Quel est le problème ? Je ne peux pas trop en dire ; il se prépare certainement des choses un peu lourdes et on pourrait me reprocher d'avoir publiquement mis en cause telle ou telle partie. Pour faire simple, les contrats actuels m'obligent à travailler dans un contexte ridicule ; la situation a tellement changé depuis 2004 qu'il me semble impensable de me lancer dans dix ans de production (une trilogie cinéma et un spin-off Résistance) dans de telles conditions, tenu de simuler une collaboration avec certains dont l'incompétence éditoriale en ce qui concerne Kaamelott frôle le cynisme absolu et dont l'ahurissante cupidité est l'ultime solution de sortie. C'est la gerbe, croyez-moi.
C'est la gerbe mais c'est comme ça. Je me bats et me battrai bec et ongles pour avoir le droit de faire Kaamelott dans des conditions qui me conviennent (c'est quand même bibi qui bosse le plus sur cette affaire, il faut pas déconner), honnêtes, équitables et où les moyens ne sont utilisés qu'à faire un beau film, pas à raquer des péages.
De plus, Kaamelott — ce n'est peut-être pas évident pour tout le monde — n'est pas, loin s'en faut, la seule chose que j'aie à raconter.
À ceux qui ne jurent que par Kaamelott et qui ne désirent pas se rendre curieux du reste, je proposerai la patience.
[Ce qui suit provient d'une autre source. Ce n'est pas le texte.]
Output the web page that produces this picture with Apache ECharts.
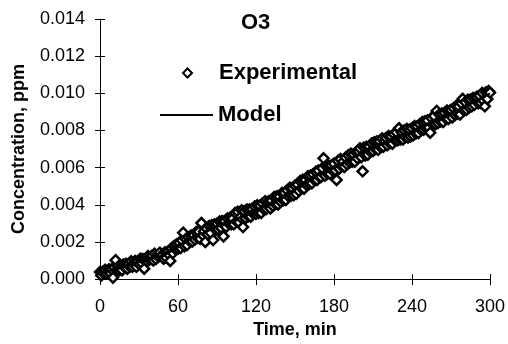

Je leur donne surtout l'assurance que j'engage tout ce que je peux pour sortir leur Kaamelott-chouchou de l'ornière imbécile dans laquelle elle se trouve. En attendant, la série BD continue, peut-être d'autres supports encore ; le seul blocage concernant l'audiovisuel.
Aux autres, séries, films, spectacles, BD sont déjà en chantier. Des histoires dont je suis, je ne le cache pas, très fier et que j'ai hâte de vous faire découvrir. Ça a d'ailleurs toujours été clair pour moi : moitié Kaamelott, moitié pas-Kaamelott… Pour le moment, c'est la moitié pas-Kaamelott qui prend, indépendamment de ma volonté, le dessus.
Tous les messages gentils qui me soutiennent dans cette épreuve merdique (j'aime bien les avocats mais je préfère tourner des films, croyez-moi) sont les bienvenus. Tous les messages d'insulte qui m'expliquent la vie et tout ce que je ne comprends pas ne me servent à rien.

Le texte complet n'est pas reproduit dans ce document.